During a quick visit when Bear was two and a half, he climbed all over his dad and asked him, “Are you Far Away?”
It sounds obvious, but in my own loneliness and the frantic rush of being a single working mum, I hadn’t considered that my toddler would not understand intangible concepts such as distance. My explanation was totally inaccessible to him.
As writers, we are engaged in shrinking things. A written word is a miniature representation of its real-life counterpart; a book is a flattened, condensed episode from a collision of lives. The paradox we deal with is how to reduce things without losing a sense of their magnitude, and as readers, we know it’s possible to do just that.
Amazing, really.
With Great Power…
It’s daunting too, isn’t it?
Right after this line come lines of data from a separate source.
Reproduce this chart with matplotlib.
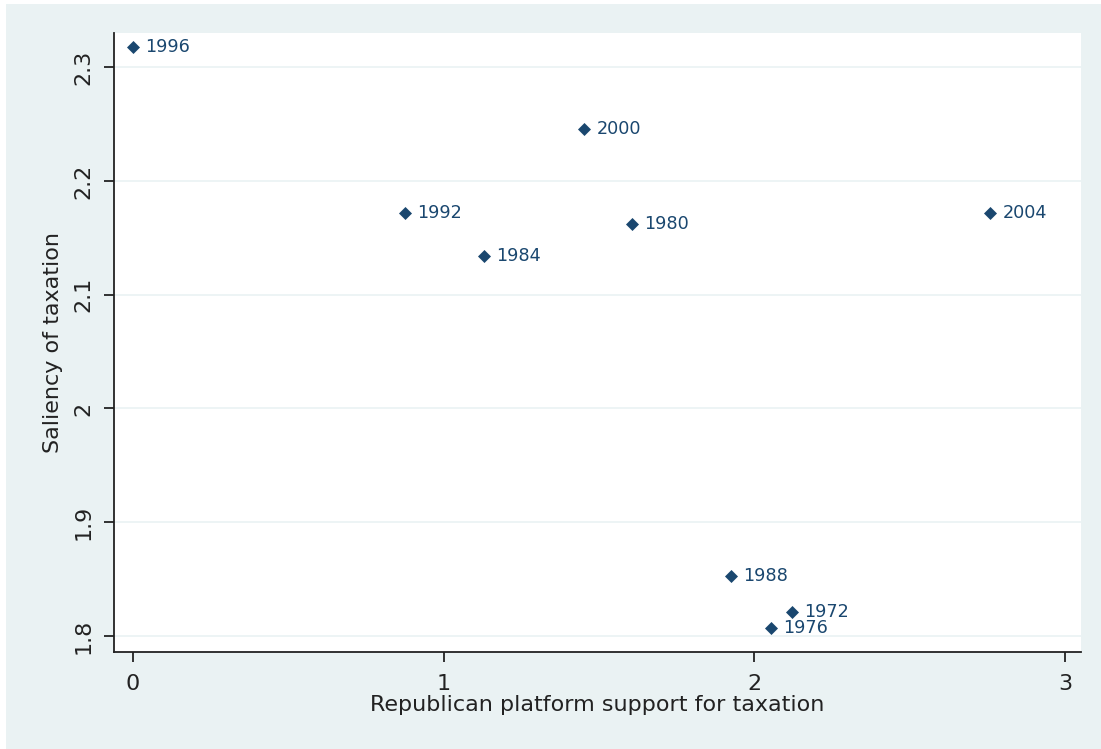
import matplotlib.pyplot as plt
from matplotlib.patches import Rectangle

# Republican platform support vs. saliency of taxation, by election year
years = ["1996", "2000", "1992", "1984", "1980", "2004", "1988", "1972", "1976"]
support = [0.0, 1.452, 0.875, 1.13, 1.606, 2.758, 1.925, 2.121, 2.053]
saliency = [2.318, 2.246, 2.172, 2.134, 2.162, 2.172, 1.853, 1.821, 1.807]

x_ticks = [0, 1, 2, 3]
y_ticks = [1.8, 1.9, 2.0, 2.1, 2.2, 2.3]
y_tick_labels = ["1.8", "1.9", "2", "2.1", "2.2", "2.3"]

bg = "#eaf2f3"
navy = "#1a476f"
ink = "#222222"

plt.rcParams["font.family"] = "DejaVu Sans"

W, H = 1101, 749
fig = plt.figure(figsize=(11.01, 7.49), dpi=100, facecolor=bg)
# thin white strips on the top and left edge, as in the screenshot
fig.patches.append(Rectangle((0, 0), 6 / W, 1, transform=fig.transFigure,
                             facecolor="white", edgecolor="none"))
fig.patches.append(Rectangle((0, 1 - 4 / H), 1, 4 / H, transform=fig.transFigure,
                             facecolor="white", edgecolor="none"))

# plot area in pixels: left 114, right 1081, top 33, bottom 652
ax = fig.add_axes([114 / W, 1 - 652 / H, (1081 - 114) / W, (652 - 33) / H])
ax.set_facecolor("white")

ax.scatter(support, saliency, marker="D", s=44, color=navy, zorder=3,
           linewidths=0)
for x, y, lab in zip(support, saliency, years):
    ax.annotate(lab, (x, y), xytext=(9, 0), textcoords="offset points",
                va="center", ha="left", color=navy, fontsize=12.7)

ax.set_xlim(-0.061, 3.051)
ax.set_ylim(1.786, 2.33)

ax.set_xticks(x_ticks)
ax.set_yticks(y_ticks)
ax.set_yticklabels(y_tick_labels, rotation=90, va="center")

ax.grid(axis="y", color=bg, linewidth=1.2)
ax.grid(axis="x", visible=False)
ax.set_axisbelow(True)

for side in ["top", "right"]:
    ax.spines[side].set_visible(False)
for side in ["left", "bottom"]:
    ax.spines[side].set_color(ink)
    ax.spines[side].set_linewidth(1.3)

ax.tick_params(axis="both", direction="out", length=7, width=1.3,
               color=ink, labelsize=16, labelcolor=ink)
ax.tick_params(axis="y", pad=8)
ax.tick_params(axis="x", pad=8.5)

ax.set_xlabel("Republican platform support for taxation", fontsize=16,
              color=ink, labelpad=1)
ax.set_ylabel("Saliency of taxation", fontsize=16, color=ink,
              labelpad=7)

fig.savefig("out.png", dpi=100, facecolor=fig.get_facecolor())
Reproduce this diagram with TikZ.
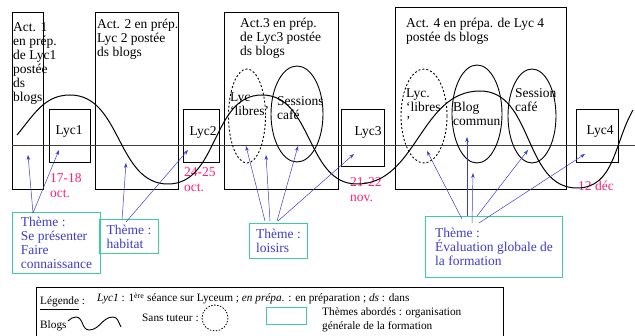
\documentclass[tikz,border=0pt]{standalone}
\usepackage{fontspec}
\setmainfont{Liberation Serif}
\usetikzlibrary{arrows.meta}
\definecolor{bleutheme}{RGB}{60,60,205}
\definecolor{vertbord}{RGB}{60,205,160}
\definecolor{rosedate}{RGB}{255,30,120}

\begin{document}
\begin{tikzpicture}[x=1pt, y=-1pt, >={Stealth[length=5pt,width=3.5pt]},
    txt/.style={anchor=north west, inner sep=0pt, align=left, font=\fontsize{13.5}{14}\selectfont},
    lbl/.style={inner sep=0pt, font=\fontsize{13.5}{14}\selectfont},
    act/.style={draw, line width=0.8pt},
    datelbl/.style={txt, text=rosedate, font=\fontsize{13.5}{15}\selectfont},
    theme/.style={draw=vertbord, line width=1pt, anchor=north west, align=left, text=bleutheme,
      inner sep=1pt, font=\fontsize{13.5}{14}\selectfont},
    fleche/.style={->, bleutheme, line width=0.5pt},
    leg/.style={anchor=base west, inner sep=0pt, font=\fontsize{11.3}{14}\selectfont}]
    \useasboundingbox (0,0) rectangle (635,336);

    % Boîtes des activités et des séances
    \draw[act] (12,12) rectangle (43,189);
    \draw[act] (95,12) rectangle (178,189);
    \draw[act] (224,12) rectangle (338,189);
    \draw[act] (395,7) rectangle (566,189);
    \draw[act] (49,109) rectangle (90,162);
    \draw[act] (183,109) rectangle (219,162);
    \draw[act] (341,109) rectangle (384,166);
    \draw[act] (576,109) rectangle (618,162);

    % Axe du temps
    \draw[black!75, line width=0.8pt] (12,145) -- (635,145);

    % Ellipses (pointillé : sans tuteur)
    \draw[line width=0.9pt, dash pattern=on 2pt off 2pt] (247,116) ellipse [x radius=18.5, y radius=47];
    \draw[line width=0.9pt] (297,114) ellipse [x radius=26, y radius=48];
    \draw[line width=0.9pt, dash pattern=on 2pt off 2pt] (424,116) ellipse [x radius=23, y radius=47];
    \draw[line width=0.9pt] (477,114) ellipse [x radius=25, y radius=49];
    \draw[line width=0.9pt] (532,116) ellipse [x radius=24, y radius=47];

    % Textes des activités
    \node[txt] (act1) at (13,22) {Act. 1\\en prép.\\de Lyc1\\postée\\ds\\blogs};
    \node[txt] (act2) at (97,19) {Act. 2 en prép.\\Lyc 2 postée\\ds blogs};
    \node[txt] (act3) at (240,18) {Act.3 en prép.\\de Lyc3 postée\\ds blogs};
    \node[txt] (act4) at (406,18) {Act. 4 en prépa. de Lyc 4\\postée ds blogs};
    \node[txt] (libres3) at (230,92) {Lyc\\‘libres’};
    \node[txt] (sess3) at (277,96) {Sessions\\café};
    \node[txt] (libres4) at (406,88) {Lyc.\\‘libres\\’};
    \node[txt] (blog) at (453,102) {Blog\\commun};
    \node[txt] (sess4) at (515,88) {Session\\café};
    \node[lbl] (lyc1) at (69,132) {Lyc1};
    \node[lbl] (lyc2) at (203,132) {Lyc2};
    \node[lbl] (lyc3) at (368,132) {Lyc3};
    \node[lbl] (lyc4) at (600,132) {Lyc4};

    % Dates
    \node[datelbl] (d1) at (50,173) {17-18\\oct.};
    \node[datelbl] (d2) at (184,167) {24-25\\oct.};
    \node[datelbl] (d3) at (350,177) {21-22\\nov.};
    \node[datelbl] (d4) at (578,181) {12 déc};

    % Blogs
    \draw[line width=1pt] (17,135) to[out=50, in=180] (70,95) to[out=0, in=180] (168,184)
        to[out=0, in=180] (262,95) to[out=0, in=180] (357,184) to[out=0, in=180] (480,91)
        to[out=0, in=180] (577,188) to[out=0, in=240] (633,110);

    % Thèmes
    \node[theme, minimum width=88, minimum height=61] (t1) at (12,212) {Thème :\\Se présenter\\Faire\\connaissance};
    \node[theme, minimum width=59, minimum height=34] (t2) at (99,219) {Thème :\\habitat};
    \node[theme, minimum width=58, minimum height=35] (t3) at (249,223) {Thème :\\loisirs};
    \node[theme, minimum width=137, minimum height=61] (t4) at (425,216) {Thème :\\Évaluation globale de\\la formation};

    % Cibles des flèches
    \coordinate (c1a) at (28,155);
    \coordinate (c1b) at (59,150);
    \coordinate (c2a) at (126,163);
    \coordinate (c2b) at (188,150);
    \coordinate (c3a) at (246,146);
    \coordinate (c3b) at (266,155);
    \coordinate (c3c) at (298,146);
    \coordinate (c3d) at (354,154);
    \coordinate (c4a) at (427,151);
    \coordinate (c4b) at (467,137);
    \coordinate (c4c) at (473,173);
    \coordinate (c4d) at (528,150);
    \coordinate (c4e) at (585,154);

    \draw[fleche] ([shift={(21,1)}]t1.north west) -- (c1a);
    \draw[fleche] ([shift={(21,1)}]t1.north west) -- (c1b);
    \draw[fleche] ([shift={(23,1)}]t2.north west) -- (c2a);
    \draw[fleche] ([shift={(27,3)}]t2.north west) -- (c2b);
    \draw[fleche] ([shift={(16,-2)}]t3.north west) -- (c3a);
    \draw[fleche] ([shift={(21,-2)}]t3.north west) -- (c3b);
    \draw[fleche] ([shift={(28,-2)}]t3.north west) -- (c3c);
    \draw[fleche] ([shift={(29,-2)}]t3.north west) -- (c3d);
    \draw[fleche] ([shift={(37,3)}]t4.north west) -- (c4a);
    \draw[fleche] ([shift={(42,0)}]t4.north west) -- (c4b);
    \draw[fleche] ([shift={(47,7)}]t4.north west) -- (c4c);
    \draw[fleche] ([shift={(52,0)}]t4.north west) -- (c4d);
    \draw[fleche] ([shift={(54,7)}]t4.north west) -- (c4e);

    % Légende
    \draw[line width=0.8pt] (36,336) -- (36,287) -- (503,287) -- (503,336);
    \node[leg] (legende) at (40,305) {\underline{Légende} :};
    \node[leg] (abrev) at (97,302) {\textit{Lyc1} : 1\textsuperscript{ère} séance sur Lyceum ; \textit{en prépa.} : en préparation ; \textit{ds} : dans};
    \node[leg] (blogs) at (40,329) {Blogs};
    \draw[line width=0.9pt] (68,321) to[out=40, in=180] (76,317) to[out=0, in=180] (89,330)
        to[out=0, in=180] (113,317) to[out=0, in=120] (121,327);
    \node[leg] (sanstuteur) at (142,322) {Sans tuteur :};
    \draw[line width=0.8pt, dash pattern=on 1.5pt off 1.5pt] (215,318) circle [radius=13];
    \draw[draw=vertbord, line width=1pt] (266,308) rectangle (306,325);
    \node[leg, anchor=north west, align=left] (themes) at (322,307) {Thèmes abordés : organisation\\générale de la formation};
\end{tikzpicture}
\end{document}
Our job is to serve up bite-sized fragments of potentially suffocating reality, to pinpoint the fleeting, and to bring distant concepts near. We greet an idea after its long flight and take it home and nestle it into bed, letting it in from the cold.
We may feel, when the world is so vast and problem-ridden, when many of us share similar lockdown woes, that our words don’t matter. Isn’t everyone thinking the same things already? Doesn’t it reduce an issue to confine it to the page?
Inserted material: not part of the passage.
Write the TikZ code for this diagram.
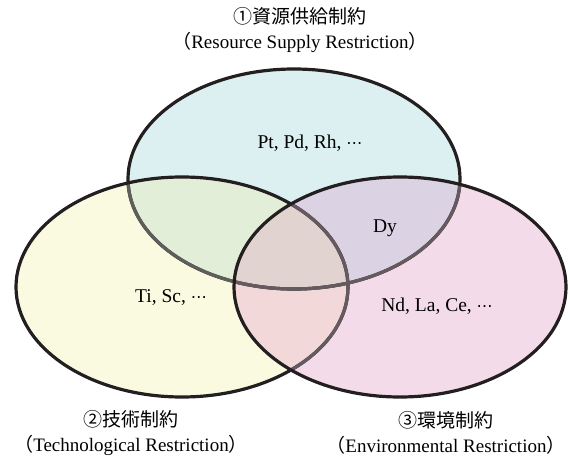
\documentclass[tikz,border=0pt]{standalone}
\usepackage{fontspec}
\setmainfont{Liberation Serif}
\newfontfamily\jp{Noto Sans CJK JP}
\newfontfamily\dv{DejaVu Sans}
\newcommand{\mydots}{{\dv\fontsize{16}{20}\selectfont ⋯}}
\newcommand{\lpar}{\makebox[0.5em][r]{\jp （}}
\newcommand{\rpar}{\makebox[0.5em][l]{\jp ）}}
\definecolor{cT}{HTML}{DCEFF1}
\definecolor{cL}{HTML}{FAFAE1}
\definecolor{cR}{HTML}{F3DBEA}
\definecolor{cTL}{HTML}{E2EED8}
\definecolor{cTR}{HTML}{DBD3E3}
\definecolor{cLR}{HTML}{F2D8D8}
\definecolor{cTLR}{HTML}{E0D3D0}
\definecolor{ink}{HTML}{231F20}
\definecolor{grayA}{HTML}{5E5F5A}
\definecolor{grayB}{HTML}{655A60}
\begin{document}
\begin{tikzpicture}[x=1pt,y=-1pt,
  shT/.style={insert path={(294,179) ellipse [x radius=166pt, y radius=110pt]}},
  shL/.style={insert path={(182,287) ellipse [x radius=166pt, y radius=110pt]}},
  shR/.style={insert path={(400,287) ellipse [x radius=166pt, y radius=110pt]}},
  rim/.style={line width=3.2pt},
  lbl/.style={font=\fontsize{19}{25}\selectfont, align=center, inner sep=0pt},
  elt/.style={font=\fontsize{19.5}{23}\selectfont, inner sep=0pt}]
\useasboundingbox (0,0) rectangle (570,465);
% fills
\fill[cT, shT];
\fill[cL, shL];
\fill[cR, shR];
\begin{scope}
  \clip[shT];
  \fill[cTL, shL];
  \fill[cTR, shR];
\end{scope}
\begin{scope}
  \clip[shL];
  \fill[cLR, shR];
  \begin{scope}
    \clip[shT];
    \fill[cTLR, shR];
  \end{scope}
\end{scope}
% outlines
\draw[ink, rim, shT];
\begin{scope}
  \clip[shL];
  \draw[grayA, rim, shT];
\end{scope}
\draw[ink, rim, shL];
\begin{scope}
  \clip[shR];
  \draw[grayB, rim, shT];
  \draw[grayB, rim, shL];
\end{scope}
\draw[ink, rim, shR];
% labels
\node[lbl] (res) at (300,30) {{\jp ①資源供給制約}\\\lpar Resource Supply Restriction\rpar};
\node[lbl] (tech) at (131,433) {{\jp ②技術制約}\\\lpar Technological Restriction\rpar};
\node[lbl] (env) at (446,433) {{\jp ③環境制約}\\\lpar Environmental Restriction\rpar};
\node[elt] (pt) at (310,143) {Pt, Pd, Rh, \mydots};
\node[elt] (dy) at (385,228) {Dy};
\node[elt] (ti) at (171,298) {Ti, Sc, \mydots};
\node[elt] (nd) at (437,306) {Nd, La, Ce, \mydots};
\end{tikzpicture}
\end{document}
But we are vain as humans. We like to see our reflection. We also like to shrink things a bit so we can come to grips with it. If we find the words to resize something small enough that lots of people can access it, we’ve ended up multiplying it. A bit like if we take a trillion dollar relief package and divide it between millions of people.
Creating the Magic
To effectively do this, we have to acknowledge, within ourselves, the enormity of what we want to convey. There have to be moments when our message, when our feeling for our characters and what they’ve been through, bring us to our knees. This may take the form of us crying over our laptops, or wandering in a shell-shocked haze through our day jobs and household routines. It may be sleepless nights or nightmares. Even our for-fun stories will consume us—another paradox of writing is that by trying to portray one aspect of reality, we distance ourselves from our current one.
Then we negotiate. We try different terms and exchanges and sequences, see which ones are most succinct yet impactful. Lay out everything you want people to know, then chisel it to a sharp point.
Part of this carving out will include an examination from every angle: have we smoothed a surface that should remain rough and challenging? Are there facets we have left too splintery? This is the part of the process where we bring in new sets of eyes to look at our work, and we check that the representation of humanity we’re offering doesn’t inadvertently exclude or minimise any marginalised groups.
It’s a tricky process but each step is essential, and when it comes together, it’s so worth it.
Ready for the Close-Up
During one long period when my husband was Far Away, we did a webcam call. Our son’s face lit up when he saw his father’s appear on the screen of my chunky monitor. “THERE’S Daddy,” he cried, as if finally things made sense. Daddy may not be where he was expected to be, but he was at last visible.
That’s the sort of recognition we want our stories to bring. Not an exact replica of a particular human being, but a sudden proximity if not familiarity. We want to stop people in their tracks, momentarily, with a Eureka moment where everything fits together and the distant becomes immediate.
In this time of prolonged isolation and separation, have you used your writing to draw closer to the far away?